Reblogged from: SBC Issues
Is There a Reformed Conspiracy to Take Over the SBC? A Final Thought
Posted on February 4, 2012 by sbcissues
I am not at all comfortable with the agenda to further Calvinize the SBC. I believe this move will force the convention into a “top down” hierarchy as opposed to a “bottom up” influence and that will bring the SBC to a new place in its history and a sad day for its future.
Is there a conspiracy to Calvinize the SBC as some are now asking? Personally, I do not like the term conspiracy. It is a degrading term intentionally used to shame anyone who dares disagree with what is obviously taking place in the SBC. Is there a conspiracy as some are asking? My answer is “probably not.”

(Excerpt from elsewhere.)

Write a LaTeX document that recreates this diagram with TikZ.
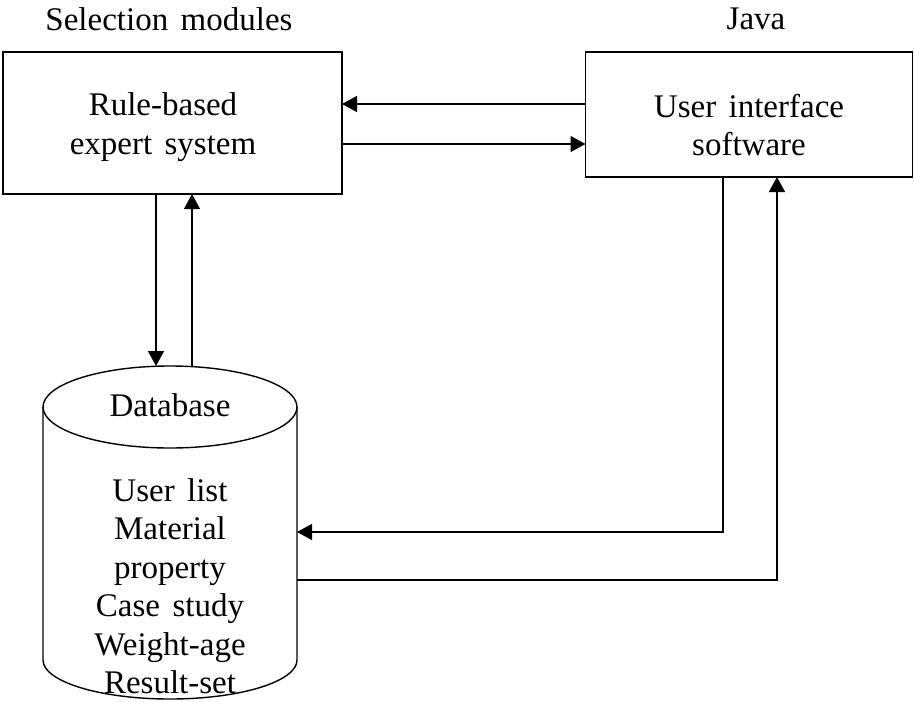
\documentclass[tikz,border=0pt]{standalone}
\usepackage{fontspec}
\setmainfont[WordSpace=1.5]{Liberation Serif}
\usetikzlibrary{arrows.meta}
\begin{document}
\begin{tikzpicture}[x=1pt,y=-1pt,
  line width=1.4pt,
  every node/.style={inner sep=0pt,outer sep=0pt},
  box/.style={draw,rectangle},
  txt/.style={font=\fontsize{33}{38.5}\selectfont,align=center},
  arr/.style={-{Triangle[length=15pt,width=16pt]}}]
\useasboundingbox (0,0) rectangle (914,702);
% titles
\node[txt] (t1) at (169,19) {Selection modules};
\node[txt] (t2) at (756,19) {Java};
% boxes
\node[box,minimum width=339pt,minimum height=142pt] (rb) at (172.5,123) {};
\node[txt] (rbt) at (163,127) {Rule-based\\expert\ system};
\node[box,minimum width=327pt,minimum height=125pt] (ui) at (749,114.5) {};
\node[txt] (uit) at (749,125) {User interface\\software};
% database cylinder
\node[minimum width=254pt,minimum height=253pt] (db) at (170,533.5) {};
\draw (db.north west) -- (db.south west)
  arc[start angle=180,end angle=0,x radius=127,y radius=39] -- (db.north east);
\draw (db.north) ellipse[x radius=127,y radius=41];
\node[txt] (dbt) at (170,405) {Database};
\node[txt] (dbl) at (170,586) {User list\\Material\\property\\Case study\\Weight-age\\Result-set};
% connector anchors
\coordinate (ya) at (0,104);
\coordinate (yb) at (0,144);
\coordinate (xa) at (156,366);
\coordinate (xb) at (192,366);
\coordinate (c1) at (723,532);
\coordinate (c2) at (777,580);
% connectors
\draw[arr] (ui.west |- ya) -- (rb.east |- ya);
\draw[arr] (rb.east |- yb) -- (ui.west |- yb);
\draw[arr] (rb.south -| xa) -- (xa);
\draw[arr] (xb) -- (rb.south -| xb);
\draw[arr] (ui.south -| c1) -- (c1) -- (db.east |- c1);
\draw[arr] (db.east |- c2) -- (c2) -- (ui.south -| c2);
\end{tikzpicture}
\end{document}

Here is what I do believe is accurate; there is a definite agenda being led by a few that has every intention of bringing the SBC into a Reformed Mode. There is no doubt that this is true. Do these individuals have the right to lead in this agenda? I would answer that question with a qualified “yes” as long as the convention allows it to continue. Note, I did not say “if the convention agrees with it”; I said “allows it to continue.” There is a profound difference in the two statements. This actually favors the Reformer’s efforts and I believe they understand this very well. Inaction is as effective as an affirmation. Inaction is the result of a couple things. First of all, people cannot respond to something they are not aware of. An overwhelming number of churches and individuals have no idea what is going on with respect to the issue of Calvinism and the ramifications of a Calvinized SBC. Secondly, there are churches whose pastors and even people in the pew who are aware of problems to varying degrees but have no desire to get involved in any confrontational circumstances. They are concerned about their Jerusalem and figure God will work out the Judean issues.
Does the convention have the right to say, “Not so fast” to this reformed movement and agenda to further its level of influence in the SBC? Absolutely. Each side has an obligation and responsibility to do what it believes is Biblical and God’s mandate as they see it. That is the beauty of what Southern Baptists have traditionally held to as the Priesthood of the Believer and the autonomy of the Local church, which is extends to the cooperative work of the convention and its entities because the cooperative work is an extension of the work of the local church.
The problem as I see it rests in the ramifications of the agenda if allowed to continue its current path. Some are arguing against the ecclesiastical structure many in the Reformed camp favor. I personally am not as concerned about what a particular church does with its own local leadership model but what concerns me most is this confessional nature of church plants and this obsession to adhere to the BF&M2000 that is consistently being put forth by those who are leading this Reformed revival of sorts; for once this group gains control of the convention, I am personally convinced that the BF&M will be modified to reflect a definite Reformed position that will determine levels of fellowship and at that point the SBC will be forever changed. This would certainly be what I would do if I were a part of that movement. I would expect no less from those who are leading it today.
My concern does not rest with Calvinist pastors. I am personally convinced that a large majority of professing Calvinists understand intellectually that men are dead, TD and that God efficaciously calls them to life through regeneration and the elect are irresistibly saved but I am also convinced that most of them believe in their hearts and preach the substitutionary death of Jesus on the cross to pay the penalties for the sins of men who will repent and by faith trust Christ to be saved. I believe we share the same conviction that the gospel invitation is to all who will come; Calvinists believe that those who do come are those that God has chosen to save. While there are significant theological differences with respect to how and why the lost come, I do believe we all do stand on common ground with respect to wanting to see the lost saved. For that I am grateful.
I am not at all comfortable with the agenda to further Calvinize the SBC. I believe this move will force the convention into a “top down” hierarchy as opposed to a “bottom up” influence and that will bring the SBC to a new place in its history and a sad day for its future. While Calvinists have always been a part of the SBC, if this new found influence in today’s SBC is allowed to continue, it may well produce a history that may not reproduce “His Story.”